Word for word, restate the lines from the start of the data below through the line containing "45.4,51.3,50.2,51.3,50.4,50.9,50.1,51.4];".

Data excerpt =
---

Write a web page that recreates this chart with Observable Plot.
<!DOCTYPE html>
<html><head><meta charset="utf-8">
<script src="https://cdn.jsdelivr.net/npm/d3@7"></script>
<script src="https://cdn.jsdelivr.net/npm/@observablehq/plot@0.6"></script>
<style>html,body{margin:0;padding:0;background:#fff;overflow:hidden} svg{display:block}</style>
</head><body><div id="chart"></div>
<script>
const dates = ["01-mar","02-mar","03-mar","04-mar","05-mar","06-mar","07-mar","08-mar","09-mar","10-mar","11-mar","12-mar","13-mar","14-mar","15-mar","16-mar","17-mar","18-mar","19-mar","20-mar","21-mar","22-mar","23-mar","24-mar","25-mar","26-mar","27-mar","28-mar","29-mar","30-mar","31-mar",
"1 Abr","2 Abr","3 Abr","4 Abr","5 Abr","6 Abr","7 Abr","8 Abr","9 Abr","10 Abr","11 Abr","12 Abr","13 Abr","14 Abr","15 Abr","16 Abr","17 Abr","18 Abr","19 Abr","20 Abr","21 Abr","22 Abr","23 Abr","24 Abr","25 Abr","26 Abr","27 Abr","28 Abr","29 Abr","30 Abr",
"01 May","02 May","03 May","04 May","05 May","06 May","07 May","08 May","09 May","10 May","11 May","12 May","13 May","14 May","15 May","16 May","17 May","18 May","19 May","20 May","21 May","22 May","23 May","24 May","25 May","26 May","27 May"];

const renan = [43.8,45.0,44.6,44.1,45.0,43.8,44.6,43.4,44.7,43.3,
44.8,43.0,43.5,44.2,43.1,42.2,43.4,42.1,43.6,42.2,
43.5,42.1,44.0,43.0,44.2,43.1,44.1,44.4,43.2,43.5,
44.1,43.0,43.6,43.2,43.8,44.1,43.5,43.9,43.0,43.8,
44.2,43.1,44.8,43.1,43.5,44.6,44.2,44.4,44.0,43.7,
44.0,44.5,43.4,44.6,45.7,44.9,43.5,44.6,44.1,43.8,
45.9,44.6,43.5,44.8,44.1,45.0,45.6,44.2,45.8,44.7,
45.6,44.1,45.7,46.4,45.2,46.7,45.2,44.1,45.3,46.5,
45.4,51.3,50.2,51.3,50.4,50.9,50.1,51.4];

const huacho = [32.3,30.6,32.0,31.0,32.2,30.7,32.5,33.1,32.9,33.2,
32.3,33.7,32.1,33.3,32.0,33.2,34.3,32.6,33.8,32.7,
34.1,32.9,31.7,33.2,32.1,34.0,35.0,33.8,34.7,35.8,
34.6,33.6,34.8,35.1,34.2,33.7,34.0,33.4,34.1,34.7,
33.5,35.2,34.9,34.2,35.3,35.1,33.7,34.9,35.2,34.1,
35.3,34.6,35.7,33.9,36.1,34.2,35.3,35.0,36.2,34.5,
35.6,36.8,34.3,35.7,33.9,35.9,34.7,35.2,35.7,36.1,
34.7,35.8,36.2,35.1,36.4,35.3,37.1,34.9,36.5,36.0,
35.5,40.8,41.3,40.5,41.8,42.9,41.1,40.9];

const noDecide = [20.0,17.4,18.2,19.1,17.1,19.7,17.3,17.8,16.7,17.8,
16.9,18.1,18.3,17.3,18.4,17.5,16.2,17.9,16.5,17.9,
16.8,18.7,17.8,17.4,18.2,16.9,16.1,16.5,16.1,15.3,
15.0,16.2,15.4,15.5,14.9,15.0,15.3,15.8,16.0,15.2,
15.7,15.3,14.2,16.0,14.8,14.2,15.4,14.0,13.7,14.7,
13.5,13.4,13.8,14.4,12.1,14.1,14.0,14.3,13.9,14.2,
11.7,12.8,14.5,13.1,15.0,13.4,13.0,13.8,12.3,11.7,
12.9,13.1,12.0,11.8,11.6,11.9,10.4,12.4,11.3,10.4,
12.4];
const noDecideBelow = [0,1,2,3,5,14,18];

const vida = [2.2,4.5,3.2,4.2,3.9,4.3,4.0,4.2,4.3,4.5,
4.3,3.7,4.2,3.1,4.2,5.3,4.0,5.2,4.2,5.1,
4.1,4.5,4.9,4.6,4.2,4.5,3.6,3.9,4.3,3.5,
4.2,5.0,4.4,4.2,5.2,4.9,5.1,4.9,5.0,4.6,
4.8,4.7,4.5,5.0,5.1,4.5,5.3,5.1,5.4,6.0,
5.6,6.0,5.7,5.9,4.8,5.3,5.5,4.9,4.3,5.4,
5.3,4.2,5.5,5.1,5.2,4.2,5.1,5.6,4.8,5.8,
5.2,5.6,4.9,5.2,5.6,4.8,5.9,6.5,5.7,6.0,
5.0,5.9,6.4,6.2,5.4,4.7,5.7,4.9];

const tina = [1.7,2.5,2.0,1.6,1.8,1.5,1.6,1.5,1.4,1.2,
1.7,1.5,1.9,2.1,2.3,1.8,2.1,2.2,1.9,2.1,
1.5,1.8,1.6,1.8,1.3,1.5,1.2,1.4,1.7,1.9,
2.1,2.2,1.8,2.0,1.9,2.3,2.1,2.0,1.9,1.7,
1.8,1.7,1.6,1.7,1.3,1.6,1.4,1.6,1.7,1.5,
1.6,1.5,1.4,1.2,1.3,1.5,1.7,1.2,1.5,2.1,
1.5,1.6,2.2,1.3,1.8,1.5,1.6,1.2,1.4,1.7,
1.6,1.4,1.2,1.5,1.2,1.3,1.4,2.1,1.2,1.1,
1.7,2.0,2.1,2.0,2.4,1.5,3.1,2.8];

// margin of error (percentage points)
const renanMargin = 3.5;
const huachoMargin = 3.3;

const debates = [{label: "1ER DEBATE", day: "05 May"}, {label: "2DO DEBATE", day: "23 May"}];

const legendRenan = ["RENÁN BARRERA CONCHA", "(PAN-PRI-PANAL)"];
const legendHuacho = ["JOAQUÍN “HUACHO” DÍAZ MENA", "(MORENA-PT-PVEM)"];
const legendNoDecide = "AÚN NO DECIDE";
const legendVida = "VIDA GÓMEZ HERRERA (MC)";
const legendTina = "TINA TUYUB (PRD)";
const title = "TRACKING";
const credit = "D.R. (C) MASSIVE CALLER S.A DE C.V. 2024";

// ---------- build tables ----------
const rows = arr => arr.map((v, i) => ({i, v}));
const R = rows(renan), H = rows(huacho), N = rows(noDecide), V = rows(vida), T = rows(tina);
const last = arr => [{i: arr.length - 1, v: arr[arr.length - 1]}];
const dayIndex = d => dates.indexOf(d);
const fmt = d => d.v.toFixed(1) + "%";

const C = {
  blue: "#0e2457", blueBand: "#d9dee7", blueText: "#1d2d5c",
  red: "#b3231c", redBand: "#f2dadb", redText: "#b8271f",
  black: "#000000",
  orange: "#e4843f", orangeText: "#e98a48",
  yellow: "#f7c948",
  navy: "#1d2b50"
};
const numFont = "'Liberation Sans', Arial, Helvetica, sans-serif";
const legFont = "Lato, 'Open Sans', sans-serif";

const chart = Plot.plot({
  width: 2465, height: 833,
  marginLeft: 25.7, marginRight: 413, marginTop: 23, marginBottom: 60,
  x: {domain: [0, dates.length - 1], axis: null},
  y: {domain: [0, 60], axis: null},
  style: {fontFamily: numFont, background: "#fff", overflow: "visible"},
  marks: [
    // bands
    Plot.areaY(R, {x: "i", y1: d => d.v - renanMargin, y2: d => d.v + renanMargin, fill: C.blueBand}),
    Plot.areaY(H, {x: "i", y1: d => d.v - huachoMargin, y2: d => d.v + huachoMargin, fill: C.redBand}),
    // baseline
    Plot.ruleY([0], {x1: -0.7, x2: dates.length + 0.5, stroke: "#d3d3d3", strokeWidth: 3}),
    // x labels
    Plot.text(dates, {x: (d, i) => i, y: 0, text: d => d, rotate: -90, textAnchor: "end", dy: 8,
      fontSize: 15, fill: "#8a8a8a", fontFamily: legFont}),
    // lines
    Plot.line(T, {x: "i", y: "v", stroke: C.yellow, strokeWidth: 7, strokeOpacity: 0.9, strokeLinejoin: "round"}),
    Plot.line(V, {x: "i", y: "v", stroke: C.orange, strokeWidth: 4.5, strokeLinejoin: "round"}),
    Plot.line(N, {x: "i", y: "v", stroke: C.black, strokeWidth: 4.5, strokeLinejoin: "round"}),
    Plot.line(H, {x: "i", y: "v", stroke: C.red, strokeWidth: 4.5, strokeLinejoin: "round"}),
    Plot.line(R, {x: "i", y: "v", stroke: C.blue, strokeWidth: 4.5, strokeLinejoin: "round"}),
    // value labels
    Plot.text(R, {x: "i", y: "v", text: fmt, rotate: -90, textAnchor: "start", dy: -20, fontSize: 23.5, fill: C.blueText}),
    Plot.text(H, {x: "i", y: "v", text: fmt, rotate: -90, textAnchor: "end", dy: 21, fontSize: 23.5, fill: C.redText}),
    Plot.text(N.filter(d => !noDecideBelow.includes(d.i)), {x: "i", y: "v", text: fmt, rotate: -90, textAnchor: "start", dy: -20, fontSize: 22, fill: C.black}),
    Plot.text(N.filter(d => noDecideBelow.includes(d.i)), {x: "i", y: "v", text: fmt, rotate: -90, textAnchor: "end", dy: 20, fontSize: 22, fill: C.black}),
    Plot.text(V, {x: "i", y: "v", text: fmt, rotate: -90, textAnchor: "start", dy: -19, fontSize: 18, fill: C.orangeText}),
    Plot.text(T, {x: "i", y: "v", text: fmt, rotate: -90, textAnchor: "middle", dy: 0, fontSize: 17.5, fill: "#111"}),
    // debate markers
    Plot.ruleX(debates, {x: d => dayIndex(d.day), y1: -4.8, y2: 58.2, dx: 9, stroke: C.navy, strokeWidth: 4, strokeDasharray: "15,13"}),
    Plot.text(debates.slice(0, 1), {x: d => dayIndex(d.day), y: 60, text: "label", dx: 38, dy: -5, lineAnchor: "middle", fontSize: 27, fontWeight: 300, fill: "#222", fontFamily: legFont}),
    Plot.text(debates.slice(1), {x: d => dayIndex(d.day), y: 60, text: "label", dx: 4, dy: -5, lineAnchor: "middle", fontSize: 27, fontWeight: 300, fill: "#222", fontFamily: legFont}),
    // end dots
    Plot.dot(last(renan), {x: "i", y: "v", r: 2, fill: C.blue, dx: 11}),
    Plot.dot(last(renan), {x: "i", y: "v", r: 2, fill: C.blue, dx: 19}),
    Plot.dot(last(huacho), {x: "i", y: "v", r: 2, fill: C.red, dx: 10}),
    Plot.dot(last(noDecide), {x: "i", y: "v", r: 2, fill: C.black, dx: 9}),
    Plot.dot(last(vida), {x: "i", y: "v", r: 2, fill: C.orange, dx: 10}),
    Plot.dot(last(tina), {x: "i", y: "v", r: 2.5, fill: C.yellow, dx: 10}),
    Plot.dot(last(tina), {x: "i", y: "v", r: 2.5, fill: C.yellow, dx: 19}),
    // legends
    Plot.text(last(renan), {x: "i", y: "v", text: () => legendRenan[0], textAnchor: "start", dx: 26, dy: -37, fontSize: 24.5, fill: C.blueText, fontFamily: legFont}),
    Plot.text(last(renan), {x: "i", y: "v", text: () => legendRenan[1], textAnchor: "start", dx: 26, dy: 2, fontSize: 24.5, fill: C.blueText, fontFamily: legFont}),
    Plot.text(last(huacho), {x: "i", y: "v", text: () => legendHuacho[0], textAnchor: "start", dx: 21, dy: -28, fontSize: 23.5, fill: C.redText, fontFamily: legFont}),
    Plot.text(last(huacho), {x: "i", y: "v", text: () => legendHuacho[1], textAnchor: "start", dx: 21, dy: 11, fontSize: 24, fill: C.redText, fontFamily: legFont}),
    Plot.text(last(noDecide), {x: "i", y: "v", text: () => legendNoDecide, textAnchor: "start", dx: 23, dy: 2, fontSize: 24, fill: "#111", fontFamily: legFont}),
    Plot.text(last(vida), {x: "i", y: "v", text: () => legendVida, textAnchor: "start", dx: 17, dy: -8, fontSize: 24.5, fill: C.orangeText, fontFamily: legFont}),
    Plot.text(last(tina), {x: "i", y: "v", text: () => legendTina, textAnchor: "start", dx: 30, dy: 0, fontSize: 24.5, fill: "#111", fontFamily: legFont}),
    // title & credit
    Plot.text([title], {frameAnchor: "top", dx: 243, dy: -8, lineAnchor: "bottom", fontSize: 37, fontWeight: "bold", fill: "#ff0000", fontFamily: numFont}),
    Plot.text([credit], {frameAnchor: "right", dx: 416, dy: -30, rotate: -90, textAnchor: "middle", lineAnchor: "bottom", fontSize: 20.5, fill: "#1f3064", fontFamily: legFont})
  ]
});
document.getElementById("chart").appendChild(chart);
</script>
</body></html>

---

Result for this task =
Write a web page that recreates this chart with Observable Plot.
<!DOCTYPE html>
<html><head><meta charset="utf-8">
<script src="https://cdn.jsdelivr.net/npm/d3@7"></script>
<script src="https://cdn.jsdelivr.net/npm/@observablehq/plot@0.6"></script>
<style>html,body{margin:0;padding:0;background:#fff;overflow:hidden} svg{display:block}</style>
</head><body><div id="chart"></div>
<script>
const dates = ["01-mar","02-mar","03-mar","04-mar","05-mar","06-mar","07-mar","08-mar","09-mar","10-mar","11-mar","12-mar","13-mar","14-mar","15-mar","16-mar","17-mar","18-mar","19-mar","20-mar","21-mar","22-mar","23-mar","24-mar","25-mar","26-mar","27-mar","28-mar","29-mar","30-mar","31-mar",
"1 Abr","2 Abr","3 Abr","4 Abr","5 Abr","6 Abr","7 Abr","8 Abr","9 Abr","10 Abr","11 Abr","12 Abr","13 Abr","14 Abr","15 Abr","16 Abr","17 Abr","18 Abr","19 Abr","20 Abr","21 Abr","22 Abr","23 Abr","24 Abr","25 Abr","26 Abr","27 Abr","28 Abr","29 Abr","30 Abr",
"01 May","02 May","03 May","04 May","05 May","06 May","07 May","08 May","09 May","10 May","11 May","12 May","13 May","14 May","15 May","16 May","17 May","18 May","19 May","20 May","21 May","22 May","23 May","24 May","25 May","26 May","27 May"];

const renan = [43.8,45.0,44.6,44.1,45.0,43.8,44.6,43.4,44.7,43.3,
44.8,43.0,43.5,44.2,43.1,42.2,43.4,42.1,43.6,42.2,
43.5,42.1,44.0,43.0,44.2,43.1,44.1,44.4,43.2,43.5,
44.1,43.0,43.6,43.2,43.8,44.1,43.5,43.9,43.0,43.8,
44.2,43.1,44.8,43.1,43.5,44.6,44.2,44.4,44.0,43.7,
44.0,44.5,43.4,44.6,45.7,44.9,43.5,44.6,44.1,43.8,
45.9,44.6,43.5,44.8,44.1,45.0,45.6,44.2,45.8,44.7,
45.6,44.1,45.7,46.4,45.2,46.7,45.2,44.1,45.3,46.5,
45.4,51.3,50.2,51.3,50.4,50.9,50.1,51.4];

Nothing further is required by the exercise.